US looks to deprive China of cutting-edge computing services as Chinese consumers remain in sleep mode.

(Originally published July 5 in “What in the World“) The trade war between China and the U.S. now has a daily drumbeat.

After China on Monday announced restrictions on exports of key semiconductor metals, Tuesday’s The Wall Street Journal reports that the White House is looking to step up its restrictions on China’s access to U.S. chip technology by imposing restrictions on its ability to use cloud-computing services from companies like Amazon, Google, and Microsoft.

The argument relies on a sort of transitive property of tech equipment: such services rely on cutting-edge, AI chips, thus the customers using them to develop data applications are essentially using those chips. The White House would require cloud-computing services to get U.S. government approval before selling such services to customers in China.

While the proposed rule might be a great ad for cloud computing in general (Now with cutting-edge AI chips!), its biggest beneficiaries will be Chinese cloud computing companies like Alibaba, Baidu, Huawei and Tencent. U.S. computing companies already face hurdles selling in China thanks to China’s own cybersecurity law, which requires them to keep sensitive data on Chinese citizens in China and not store it on servers outside China. Arguably that law already segregates Chinese customers from whatever advances cloud services roll out in the U.S., and there is no loophole in Washington’s chip-export ban.

Having to maintain domestic servers without aggregating it with other data globally raises the cost of providing cloud services. It also defeats the true purpose of cloud computing, which is for cloud companies to mine those massive pools of data to uncover profitable business insights and sell them back to their clients or develop competing businesses of their own.

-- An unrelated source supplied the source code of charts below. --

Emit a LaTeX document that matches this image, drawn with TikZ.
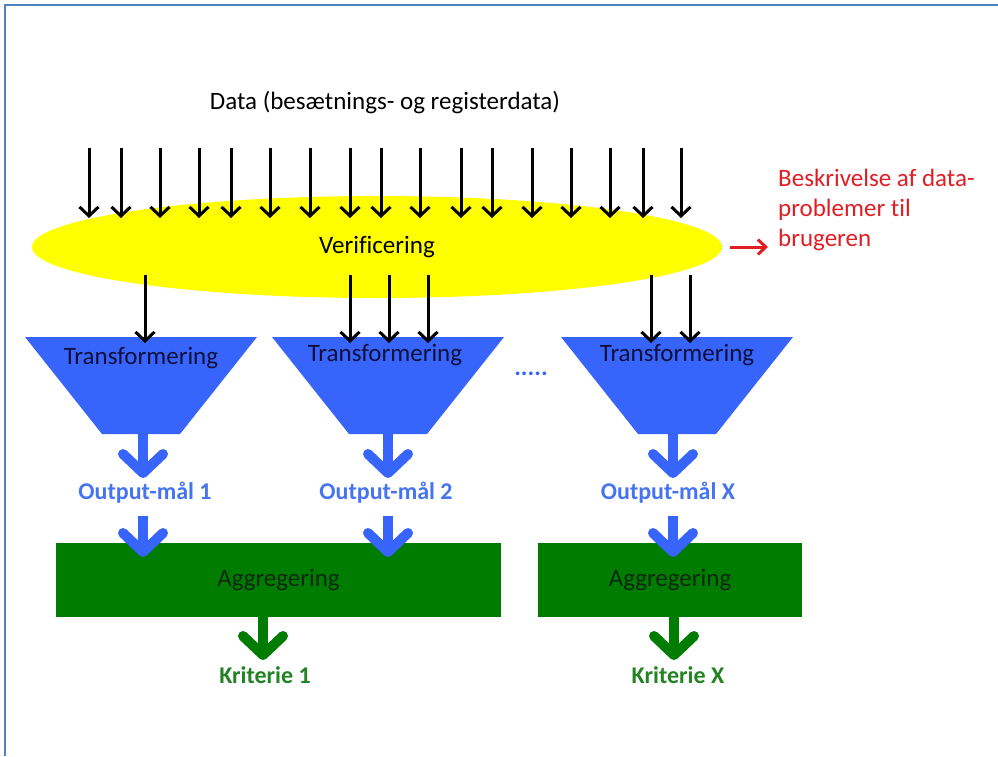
\documentclass[tikz,border=0pt]{standalone}
\usepackage{fontspec}
\setmainfont{Carlito}[Ligatures=NoCommon]
\usetikzlibrary{arrows.meta,shapes.geometric,positioning}
\definecolor{tblue}{RGB}{55,100,250}
\definecolor{oblue}{RGB}{70,115,240}
\definecolor{agreen}{RGB}{0,125,0}
\definecolor{kgreen}{RGB}{35,130,35}
\definecolor{vyellow}{RGB}{255,255,0}
\definecolor{dred}{RGB}{225,30,35}
\definecolor{frameblue}{RGB}{80,130,195}
\tikzset{
  txt/.style={font=\fontsize{25}{30}\selectfont, inner sep=0pt},
  boldtxt/.style={txt, font=\fontsize{24}{28}\selectfont\bfseries},
  thinarrow/.style={line width=3pt, -{Straight Barb[length=9pt,width=19pt]}},
  fatarrow/.style={line width=10pt, -{Straight Barb[length=19pt,width=40pt,round]}},
  aggbox/.style={txt, fill=agreen, minimum height=74pt, text={rgb,255:red,15;green,40;blue,15}},
}
\begin{document}
\begin{tikzpicture}[x=1pt,y=-1pt]
  \useasboundingbox (0,0) rectangle (998,756);
  \draw [frameblue, line width=2pt] (5,756) -- (5,5) -- (998,5);
  \def\funnel{(-116,0) -- (116,0) -- (39,97) -- (-39,97) -- cycle}

  % data in
  \node [txt] (data) at (385,102) {Data (besætnings- og registerdata)};
  \node [ellipse, fill=vyellow, minimum width=690pt, minimum height=102pt, txt] (ver) at (377,247) {Verificering};
  \foreach \x [count=\i] in {89,121,160,199,231,270,310,350,381,420,461,492,532,571,610,643,681}{
    \coordinate (in\i) at (\x,148);
    \coordinate (hit\i) at (\x,218);
    \draw [thinarrow] (in\i) -- (hit\i);
  }
  \node [txt, text=dred, align=left, anchor=west] (desc) at (778,210) {Beskrivelse af data-\\problemer til\\brugeren};
  \draw [dred, line width=3pt, -{Straight Barb[length=8pt,width=15pt]}, shorten >=10pt] ([xshift=8pt]ver.east) -- (desc.west |- ver.east);

  % transformering
  \fill [tblue, shift={(141,337)}] \funnel;
  \fill [tblue, shift={(388,337)}] \funnel;
  \fill [tblue, shift={(677,337)}] \funnel;
  \node [txt, text={rgb,255:red,15;green,15;blue,60}] (tr1) at (141,358) {Transformering};
  \node [txt, text={rgb,255:red,15;green,15;blue,60}] (tr2) at (385,355) {Transformering};
  \node [txt, text={rgb,255:red,15;green,15;blue,60}] (tr3) at (677,355) {Transformering};
  \node [txt, text=tblue, anchor=base] (dots) at (531,375) {\bfseries .....};
  \foreach \x [count=\i] in {145,350,389,428,651,690}{
    \coordinate (from\i) at (\x,275);
    \coordinate (to\i) at (\x,343);
    \draw [thinarrow] (from\i) -- (to\i);
  }

  % output
  \node [boldtxt, text=oblue] (out1) at (145,493) {Output-mål 1};
  \node [boldtxt, text=oblue] (out2) at (386,493) {Output-mål 2};
  \node [boldtxt, text=oblue] (out3) at (668,493) {Output-mål X};
  \coordinate (t1) at (143,434);
  \coordinate (t2) at (388,434);
  \coordinate (t3) at (673,434);
  \draw [fatarrow, tblue] (t1) -- (143,478);
  \draw [fatarrow, tblue] (t2) -- (388,478);
  \draw [fatarrow, tblue] (t3) -- (673,478);

  % aggregering
  \node [aggbox, minimum width=445pt] (agg1) at (278.5,580) {Aggregering};
  \node [aggbox, minimum width=264pt] (agg2) at (670,580) {Aggregering};
  \draw [fatarrow, tblue] ([yshift=-12pt]out1.south -| 143,0) -- (143,557);
  \draw [fatarrow, tblue] ([yshift=-12pt]out2.south -| 388,0) -- (388,557);
  \draw [fatarrow, tblue] ([yshift=-12pt]out3.south -| 673,0) -- (673,557);

  % kriterier
  \node [boldtxt, text=kgreen] (krit1) at (265,675) {Kriterie 1};
  \node [boldtxt, text=kgreen] (krit2) at (678,675) {Kriterie X};
  \draw [fatarrow, agreen] (agg1.south -| 263,0) -- (263,660);
  \draw [fatarrow, agreen] (agg2.south -| 674,0) -- (674,660);
\end{tikzpicture}
\end{document}
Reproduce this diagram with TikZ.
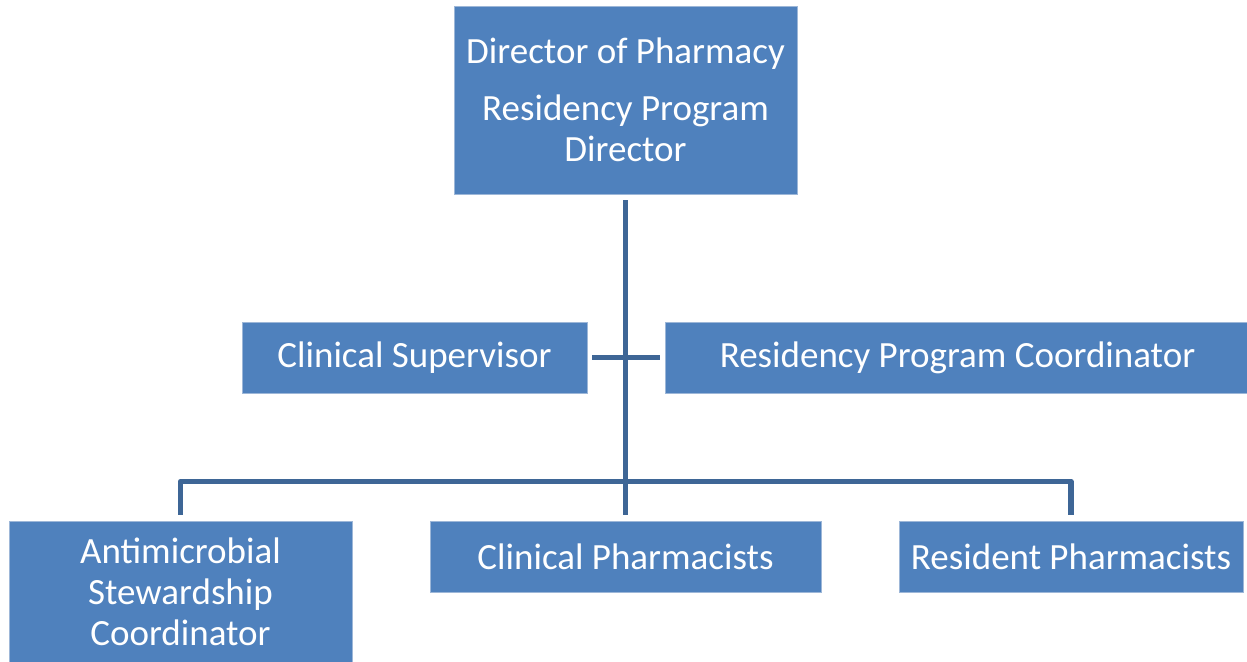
\documentclass[tikz,border=0pt]{standalone}
\usepackage{fontspec}
\setmainfont{Carlito}
\definecolor{boxblue}{HTML}{4F81BD}
\definecolor{edgeblue}{HTML}{9DB7D8}
\definecolor{linkblue}{HTML}{3E6696}
\begin{document}
\begin{tikzpicture}[x=1pt,y=1pt,
  orgbox/.style={rectangle, fill=boxblue, draw=edgeblue, line width=0.6pt, text=white, align=center, inner sep=0pt, font=\fontsize{37}{41}\selectfont},
  link/.style={draw=linkblue, line width=5.5pt, line join=round}]
\useasboundingbox (0,0) rectangle (1247,661);
\clip (0,0) rectangle (1247,661);
\node[orgbox, minimum width=343pt, minimum height=188pt] (dir) at (625.5,561) {Director of Pharmacy\\[16pt]Residency Program\\Director};
\node[orgbox, minimum width=345pt, minimum height=71pt] (cs) at (414.5,303.5) {Clinical Supervisor};
\node[orgbox, minimum width=585pt, minimum height=71pt] (rpc) at (957.5,303.5) {Residency Program Coordinator};
\node[orgbox, minimum width=343pt, minimum height=142pt] (asc) at (180.5,69) {Antimicrobial\\Stewardship\\Coordinator};
\node[orgbox, minimum width=391pt, minimum height=71pt] (cp) at (625.5,104.5) {Clinical Pharmacists};
\node[orgbox, minimum width=344pt, minimum height=71pt] (rp) at (1071,104.5) {Resident Pharmacists};
\coordinate (top) at ([yshift=-6pt]dir.south);
\coordinate (bus) at (625.5,179.5);
\coordinate (csend) at ([xshift=5pt]cs.east);
\coordinate (rpcend) at ([xshift=-5pt]rpc.west);
\draw[link] (top) -- ([yshift=6pt]cp.north);
\draw[link] (csend) -- (rpcend);
\draw[link] ([yshift=6pt]asc.north) |- (bus) -| ([yshift=6pt]rp.north);
\end{tikzpicture}
\end{document}
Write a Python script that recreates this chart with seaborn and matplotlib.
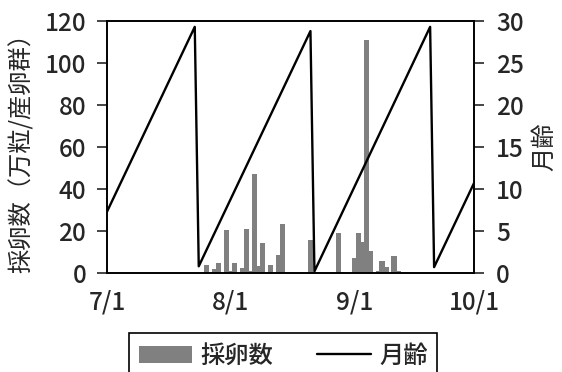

Forecasts for China’s economy are meanwhile growing dourer, with many analysts predicting quarter-on-quarter GDP growth will drop from roughly 4% in the first quarter to less than 1%. China is due to report second-quarter GDP data on July 17. Year-on-year growth is likely to appear strong, but only because last year’s GDP was still suffering from China’s zero-Covid lockdowns—what economists refer to as a “base effect.”

With consumers hunkering down and keeping their cash in the bank, it may be tempting for China’s economic mandarins to look to exports to take up some slack. U.S. Treasury Secretary Janet Yellen, who’s headed to Beijing tomorrow for what looks like an abortive attempt at mending fences, may be hoping to dissuade her counterparts there from further devaluing the yuan to gin up export earnings. But signs are that they’re already doing that. State-owned banks have slashed the interest rates they pay on U.S. dollar deposits to 2.8%, from 4.3%, as part of an effort to discourage savers from selling renminbi for dollars.